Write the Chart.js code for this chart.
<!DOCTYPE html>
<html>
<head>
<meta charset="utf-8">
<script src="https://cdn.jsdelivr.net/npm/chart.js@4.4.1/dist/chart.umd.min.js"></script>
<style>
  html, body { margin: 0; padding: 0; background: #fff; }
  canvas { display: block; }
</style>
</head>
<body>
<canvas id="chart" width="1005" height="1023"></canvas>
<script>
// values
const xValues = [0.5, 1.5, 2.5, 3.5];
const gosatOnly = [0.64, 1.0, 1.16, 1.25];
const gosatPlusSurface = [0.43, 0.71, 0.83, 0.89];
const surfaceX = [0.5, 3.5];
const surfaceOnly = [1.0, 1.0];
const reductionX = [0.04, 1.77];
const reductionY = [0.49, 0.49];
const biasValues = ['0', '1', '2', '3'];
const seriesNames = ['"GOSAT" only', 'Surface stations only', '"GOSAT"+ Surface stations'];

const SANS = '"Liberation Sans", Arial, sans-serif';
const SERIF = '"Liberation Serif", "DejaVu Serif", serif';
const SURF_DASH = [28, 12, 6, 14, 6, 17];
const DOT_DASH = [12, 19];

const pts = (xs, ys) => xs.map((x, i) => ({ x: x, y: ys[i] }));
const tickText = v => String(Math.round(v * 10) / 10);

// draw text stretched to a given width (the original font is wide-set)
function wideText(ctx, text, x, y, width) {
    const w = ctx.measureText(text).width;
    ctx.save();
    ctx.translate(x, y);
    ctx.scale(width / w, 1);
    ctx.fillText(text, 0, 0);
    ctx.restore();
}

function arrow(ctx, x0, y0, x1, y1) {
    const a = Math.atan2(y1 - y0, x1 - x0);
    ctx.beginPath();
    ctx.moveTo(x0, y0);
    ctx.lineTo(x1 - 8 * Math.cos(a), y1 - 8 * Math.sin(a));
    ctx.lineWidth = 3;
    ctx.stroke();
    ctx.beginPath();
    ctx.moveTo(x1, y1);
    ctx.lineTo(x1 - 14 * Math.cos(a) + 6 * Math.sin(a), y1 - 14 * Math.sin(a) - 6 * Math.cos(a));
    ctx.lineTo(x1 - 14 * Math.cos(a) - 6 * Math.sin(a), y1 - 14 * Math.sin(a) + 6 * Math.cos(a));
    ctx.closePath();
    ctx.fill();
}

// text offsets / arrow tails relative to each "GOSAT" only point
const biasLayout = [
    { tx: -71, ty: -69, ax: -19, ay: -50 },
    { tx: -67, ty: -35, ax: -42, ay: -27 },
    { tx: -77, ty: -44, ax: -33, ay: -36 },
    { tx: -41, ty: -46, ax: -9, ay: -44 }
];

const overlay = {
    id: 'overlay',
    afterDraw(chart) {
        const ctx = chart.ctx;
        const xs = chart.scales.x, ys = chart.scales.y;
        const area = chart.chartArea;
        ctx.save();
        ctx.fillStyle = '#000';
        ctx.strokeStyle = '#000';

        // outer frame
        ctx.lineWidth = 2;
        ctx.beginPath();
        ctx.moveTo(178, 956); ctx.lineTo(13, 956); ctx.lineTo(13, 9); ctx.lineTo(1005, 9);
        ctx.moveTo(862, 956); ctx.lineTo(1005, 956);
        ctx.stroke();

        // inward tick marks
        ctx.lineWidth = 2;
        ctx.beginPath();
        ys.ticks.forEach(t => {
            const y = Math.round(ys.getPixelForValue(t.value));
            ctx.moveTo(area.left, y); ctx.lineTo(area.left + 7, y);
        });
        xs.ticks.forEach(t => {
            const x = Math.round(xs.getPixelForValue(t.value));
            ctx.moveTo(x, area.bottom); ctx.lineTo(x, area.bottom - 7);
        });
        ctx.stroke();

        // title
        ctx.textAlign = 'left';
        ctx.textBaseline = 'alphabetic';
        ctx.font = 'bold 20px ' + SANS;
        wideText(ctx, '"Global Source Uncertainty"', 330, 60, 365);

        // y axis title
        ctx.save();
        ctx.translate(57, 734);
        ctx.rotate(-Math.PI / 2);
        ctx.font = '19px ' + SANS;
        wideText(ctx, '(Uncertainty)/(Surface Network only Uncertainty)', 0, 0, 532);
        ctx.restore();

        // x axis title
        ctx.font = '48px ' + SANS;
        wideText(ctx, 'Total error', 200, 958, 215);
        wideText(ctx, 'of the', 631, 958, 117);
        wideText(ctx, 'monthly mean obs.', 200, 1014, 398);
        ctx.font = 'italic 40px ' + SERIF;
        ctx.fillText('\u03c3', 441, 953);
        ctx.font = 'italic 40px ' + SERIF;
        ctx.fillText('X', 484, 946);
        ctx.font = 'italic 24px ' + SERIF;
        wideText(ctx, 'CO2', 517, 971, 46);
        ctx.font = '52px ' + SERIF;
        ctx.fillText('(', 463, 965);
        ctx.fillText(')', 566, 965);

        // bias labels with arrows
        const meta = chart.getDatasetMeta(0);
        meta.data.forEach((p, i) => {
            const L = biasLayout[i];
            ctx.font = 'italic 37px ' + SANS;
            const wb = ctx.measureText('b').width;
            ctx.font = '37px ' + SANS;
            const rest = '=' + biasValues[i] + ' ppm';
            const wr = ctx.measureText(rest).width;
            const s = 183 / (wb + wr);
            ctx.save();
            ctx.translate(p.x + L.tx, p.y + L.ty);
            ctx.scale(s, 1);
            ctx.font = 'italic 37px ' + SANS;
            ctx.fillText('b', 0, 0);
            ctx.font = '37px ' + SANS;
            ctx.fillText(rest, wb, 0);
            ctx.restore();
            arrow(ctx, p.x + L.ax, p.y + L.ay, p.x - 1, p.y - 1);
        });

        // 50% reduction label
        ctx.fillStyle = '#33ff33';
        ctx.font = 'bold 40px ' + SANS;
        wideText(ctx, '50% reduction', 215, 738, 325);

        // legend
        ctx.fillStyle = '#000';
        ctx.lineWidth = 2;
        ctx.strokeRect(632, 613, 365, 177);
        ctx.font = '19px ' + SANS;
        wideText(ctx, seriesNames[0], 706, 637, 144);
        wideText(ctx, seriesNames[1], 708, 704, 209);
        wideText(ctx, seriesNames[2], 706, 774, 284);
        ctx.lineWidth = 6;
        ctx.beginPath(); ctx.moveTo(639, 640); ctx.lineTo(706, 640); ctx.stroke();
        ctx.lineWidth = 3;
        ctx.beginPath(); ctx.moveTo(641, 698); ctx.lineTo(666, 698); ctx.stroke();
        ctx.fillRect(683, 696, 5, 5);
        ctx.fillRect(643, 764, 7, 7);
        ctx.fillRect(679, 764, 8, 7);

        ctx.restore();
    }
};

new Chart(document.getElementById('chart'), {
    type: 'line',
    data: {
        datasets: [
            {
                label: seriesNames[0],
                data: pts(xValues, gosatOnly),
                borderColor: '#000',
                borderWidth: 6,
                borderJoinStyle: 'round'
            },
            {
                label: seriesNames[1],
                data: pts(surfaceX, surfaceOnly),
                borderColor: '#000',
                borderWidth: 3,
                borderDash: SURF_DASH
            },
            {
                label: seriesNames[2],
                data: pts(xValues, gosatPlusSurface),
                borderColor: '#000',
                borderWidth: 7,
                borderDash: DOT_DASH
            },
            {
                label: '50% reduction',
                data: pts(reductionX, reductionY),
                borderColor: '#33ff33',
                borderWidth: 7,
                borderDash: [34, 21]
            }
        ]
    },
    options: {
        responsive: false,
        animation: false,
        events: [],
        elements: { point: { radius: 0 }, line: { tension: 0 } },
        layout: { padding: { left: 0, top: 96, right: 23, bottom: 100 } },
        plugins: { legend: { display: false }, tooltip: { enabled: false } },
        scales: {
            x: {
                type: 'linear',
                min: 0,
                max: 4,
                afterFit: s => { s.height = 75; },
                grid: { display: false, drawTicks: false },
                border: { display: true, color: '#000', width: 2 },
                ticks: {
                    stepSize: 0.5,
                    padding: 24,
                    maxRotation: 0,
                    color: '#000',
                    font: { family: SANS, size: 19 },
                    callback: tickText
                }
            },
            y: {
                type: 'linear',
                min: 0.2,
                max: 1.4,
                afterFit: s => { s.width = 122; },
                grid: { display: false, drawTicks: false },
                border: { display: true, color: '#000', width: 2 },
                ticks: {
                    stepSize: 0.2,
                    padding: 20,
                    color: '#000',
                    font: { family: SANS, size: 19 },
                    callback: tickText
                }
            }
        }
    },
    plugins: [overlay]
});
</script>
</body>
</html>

## Task objective
Look through the listing and extract every line with "chart" in it.

## Written answer
Write the Chart.js code for this chart.
<script src="https://cdn.jsdelivr.net/npm/chart.js@4.4.1/dist/chart.umd.min.js"></script>
<canvas id="chart" width="1005" height="1023"></canvas>
    afterDraw(chart) {
        const ctx = chart.ctx;
        const xs = chart.scales.x, ys = chart.scales.y;
        const area = chart.chartArea;
        const meta = chart.getDatasetMeta(0);
new Chart(document.getElementById('chart'), {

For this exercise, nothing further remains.